PROBLEM REQUIREMENTS → Restate the full set of records exactly, word for word.
## start
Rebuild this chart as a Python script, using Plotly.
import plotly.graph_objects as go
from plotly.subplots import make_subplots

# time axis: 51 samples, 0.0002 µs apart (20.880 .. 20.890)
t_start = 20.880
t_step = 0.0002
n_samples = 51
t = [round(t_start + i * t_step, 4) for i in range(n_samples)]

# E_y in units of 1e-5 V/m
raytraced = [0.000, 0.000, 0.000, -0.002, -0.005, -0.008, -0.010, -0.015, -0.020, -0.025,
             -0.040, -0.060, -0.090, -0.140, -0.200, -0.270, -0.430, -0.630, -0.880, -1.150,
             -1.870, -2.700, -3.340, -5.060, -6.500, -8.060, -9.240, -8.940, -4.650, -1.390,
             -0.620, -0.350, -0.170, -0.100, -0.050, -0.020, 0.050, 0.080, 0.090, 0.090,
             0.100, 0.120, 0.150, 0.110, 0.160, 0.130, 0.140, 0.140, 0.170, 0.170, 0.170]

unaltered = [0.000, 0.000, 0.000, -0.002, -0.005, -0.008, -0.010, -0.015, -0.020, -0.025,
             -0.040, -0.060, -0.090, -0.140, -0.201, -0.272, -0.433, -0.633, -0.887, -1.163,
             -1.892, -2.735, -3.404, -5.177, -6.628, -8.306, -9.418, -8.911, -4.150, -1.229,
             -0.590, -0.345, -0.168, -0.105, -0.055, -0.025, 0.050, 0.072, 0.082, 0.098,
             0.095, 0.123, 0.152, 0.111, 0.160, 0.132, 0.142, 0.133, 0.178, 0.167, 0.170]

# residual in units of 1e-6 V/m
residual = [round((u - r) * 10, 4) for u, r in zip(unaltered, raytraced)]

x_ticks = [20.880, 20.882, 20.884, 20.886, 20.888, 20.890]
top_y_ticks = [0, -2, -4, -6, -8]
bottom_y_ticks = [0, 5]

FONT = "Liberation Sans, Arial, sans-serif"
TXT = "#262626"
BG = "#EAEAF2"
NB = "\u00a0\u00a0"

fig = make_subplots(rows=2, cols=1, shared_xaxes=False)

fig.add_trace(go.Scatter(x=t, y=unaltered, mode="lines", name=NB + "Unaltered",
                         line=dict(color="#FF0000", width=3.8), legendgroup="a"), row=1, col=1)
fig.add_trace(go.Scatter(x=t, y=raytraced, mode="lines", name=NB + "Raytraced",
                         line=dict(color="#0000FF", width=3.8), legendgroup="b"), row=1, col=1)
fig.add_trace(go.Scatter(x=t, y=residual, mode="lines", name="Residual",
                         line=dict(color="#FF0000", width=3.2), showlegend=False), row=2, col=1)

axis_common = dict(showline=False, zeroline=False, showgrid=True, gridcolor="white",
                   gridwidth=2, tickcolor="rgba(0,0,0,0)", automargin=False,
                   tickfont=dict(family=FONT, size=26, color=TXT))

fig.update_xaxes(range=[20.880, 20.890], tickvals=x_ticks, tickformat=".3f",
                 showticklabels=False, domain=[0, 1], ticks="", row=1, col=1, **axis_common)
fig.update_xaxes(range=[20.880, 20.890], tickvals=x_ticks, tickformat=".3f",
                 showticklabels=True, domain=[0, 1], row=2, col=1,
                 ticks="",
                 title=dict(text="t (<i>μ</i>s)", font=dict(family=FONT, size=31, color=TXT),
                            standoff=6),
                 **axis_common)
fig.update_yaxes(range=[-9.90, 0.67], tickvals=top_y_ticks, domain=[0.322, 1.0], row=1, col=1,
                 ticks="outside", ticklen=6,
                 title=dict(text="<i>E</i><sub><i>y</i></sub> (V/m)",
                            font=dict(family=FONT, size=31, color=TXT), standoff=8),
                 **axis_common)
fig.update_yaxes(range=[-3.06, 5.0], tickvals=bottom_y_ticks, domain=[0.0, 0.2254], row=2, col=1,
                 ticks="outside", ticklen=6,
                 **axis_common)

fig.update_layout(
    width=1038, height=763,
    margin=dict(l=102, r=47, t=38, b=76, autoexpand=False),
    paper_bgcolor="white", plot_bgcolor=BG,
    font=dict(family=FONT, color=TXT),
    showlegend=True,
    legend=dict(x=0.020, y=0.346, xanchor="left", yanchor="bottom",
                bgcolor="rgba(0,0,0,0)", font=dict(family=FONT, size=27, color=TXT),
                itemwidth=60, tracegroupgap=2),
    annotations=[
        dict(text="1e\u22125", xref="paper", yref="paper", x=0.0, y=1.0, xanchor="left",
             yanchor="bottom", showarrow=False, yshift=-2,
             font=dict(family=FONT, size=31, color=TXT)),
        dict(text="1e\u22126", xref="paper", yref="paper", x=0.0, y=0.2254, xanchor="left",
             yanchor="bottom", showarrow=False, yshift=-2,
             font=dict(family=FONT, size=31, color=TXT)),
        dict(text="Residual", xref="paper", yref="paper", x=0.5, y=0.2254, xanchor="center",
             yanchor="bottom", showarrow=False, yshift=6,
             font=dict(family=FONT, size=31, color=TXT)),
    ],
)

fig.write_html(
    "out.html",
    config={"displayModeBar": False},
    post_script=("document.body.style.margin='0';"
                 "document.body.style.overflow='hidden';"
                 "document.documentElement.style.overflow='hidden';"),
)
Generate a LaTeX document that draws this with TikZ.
## end
EXERCISE SOLUTION →
Rebuild this chart as a Python script, using Plotly.
import plotly.graph_objects as go
from plotly.subplots import make_subplots

# time axis: 51 samples, 0.0002 µs apart (20.880 .. 20.890)
t_start = 20.880
t_step = 0.0002
n_samples = 51
t = [round(t_start + i * t_step, 4) for i in range(n_samples)]

# E_y in units of 1e-5 V/m
raytraced = [0.000, 0.000, 0.000, -0.002, -0.005, -0.008, -0.010, -0.015, -0.020, -0.025,
             -0.040, -0.060, -0.090, -0.140, -0.200, -0.270, -0.430, -0.630, -0.880, -1.150,
             -1.870, -2.700, -3.340, -5.060, -6.500, -8.060, -9.240, -8.940, -4.650, -1.390,
             -0.620, -0.350, -0.170, -0.100, -0.050, -0.020, 0.050, 0.080, 0.090, 0.090,
             0.100, 0.120, 0.150, 0.110, 0.160, 0.130, 0.140, 0.140, 0.170, 0.170, 0.170]

unaltered = [0.000, 0.000, 0.000, -0.002, -0.005, -0.008, -0.010, -0.015, -0.020, -0.025,
             -0.040, -0.060, -0.090, -0.140, -0.201, -0.272, -0.433, -0.633, -0.887, -1.163,
             -1.892, -2.735, -3.404, -5.177, -6.628, -8.306, -9.418, -8.911, -4.150, -1.229,
             -0.590, -0.345, -0.168, -0.105, -0.055, -0.025, 0.050, 0.072, 0.082, 0.098,
             0.095, 0.123, 0.152, 0.111, 0.160, 0.132, 0.142, 0.133, 0.178, 0.167, 0.170]

# residual in units of 1e-6 V/m
residual = [round((u - r) * 10, 4) for u, r in zip(unaltered, raytraced)]

x_ticks = [20.880, 20.882, 20.884, 20.886, 20.888, 20.890]
top_y_ticks = [0, -2, -4, -6, -8]
bottom_y_ticks = [0, 5]

FONT = "Liberation Sans, Arial, sans-serif"
TXT = "#262626"
BG = "#EAEAF2"
NB = "\u00a0\u00a0"

fig = make_subplots(rows=2, cols=1, shared_xaxes=False)

fig.add_trace(go.Scatter(x=t, y=unaltered, mode="lines", name=NB + "Unaltered",
                         line=dict(color="#FF0000", width=3.8), legendgroup="a"), row=1, col=1)
fig.add_trace(go.Scatter(x=t, y=raytraced, mode="lines", name=NB + "Raytraced",
                         line=dict(color="#0000FF", width=3.8), legendgroup="b"), row=1, col=1)
fig.add_trace(go.Scatter(x=t, y=residual, mode="lines", name="Residual",
                         line=dict(color="#FF0000", width=3.2), showlegend=False), row=2, col=1)

axis_common = dict(showline=False, zeroline=False, showgrid=True, gridcolor="white",
                   gridwidth=2, tickcolor="rgba(0,0,0,0)", automargin=False,
                   tickfont=dict(family=FONT, size=26, color=TXT))

fig.update_xaxes(range=[20.880, 20.890], tickvals=x_ticks, tickformat=".3f",
                 showticklabels=False, domain=[0, 1], ticks="", row=1, col=1, **axis_common)
fig.update_xaxes(range=[20.880, 20.890], tickvals=x_ticks, tickformat=".3f",
                 showticklabels=True, domain=[0, 1], row=2, col=1,
                 ticks="",
                 title=dict(text="t (<i>μ</i>s)", font=dict(family=FONT, size=31, color=TXT),
                            standoff=6),
                 **axis_common)
fig.update_yaxes(range=[-9.90, 0.67], tickvals=top_y_ticks, domain=[0.322, 1.0], row=1, col=1,
                 ticks="outside", ticklen=6,
                 title=dict(text="<i>E</i><sub><i>y</i></sub> (V/m)",
                            font=dict(family=FONT, size=31, color=TXT), standoff=8),
                 **axis_common)
fig.update_yaxes(range=[-3.06, 5.0], tickvals=bottom_y_ticks, domain=[0.0, 0.2254], row=2, col=1,
                 ticks="outside", ticklen=6,
                 **axis_common)

fig.update_layout(
    width=1038, height=763,
    margin=dict(l=102, r=47, t=38, b=76, autoexpand=False),
    paper_bgcolor="white", plot_bgcolor=BG,
    font=dict(family=FONT, color=TXT),
    showlegend=True,
    legend=dict(x=0.020, y=0.346, xanchor="left", yanchor="bottom",
                bgcolor="rgba(0,0,0,0)", font=dict(family=FONT, size=27, color=TXT),
                itemwidth=60, tracegroupgap=2),
    annotations=[
        dict(text="1e\u22125", xref="paper", yref="paper", x=0.0, y=1.0, xanchor="left",
             yanchor="bottom", showarrow=False, yshift=-2,
             font=dict(family=FONT, size=31, color=TXT)),
        dict(text="1e\u22126", xref="paper", yref="paper", x=0.0, y=0.2254, xanchor="left",
             yanchor="bottom", showarrow=False, yshift=-2,
             font=dict(family=FONT, size=31, color=TXT)),
        dict(text="Residual", xref="paper", yref="paper", x=0.5, y=0.2254, xanchor="center",
             yanchor="bottom", showarrow=False, yshift=6,
             font=dict(family=FONT, size=31, color=TXT)),
    ],
)

fig.write_html(
    "out.html",
    config={"displayModeBar": False},
    post_script=("document.body.style.margin='0';"
                 "document.body.style.overflow='hidden';"
                 "document.documentElement.style.overflow='hidden';"),
)
Generate a LaTeX document that draws this with TikZ.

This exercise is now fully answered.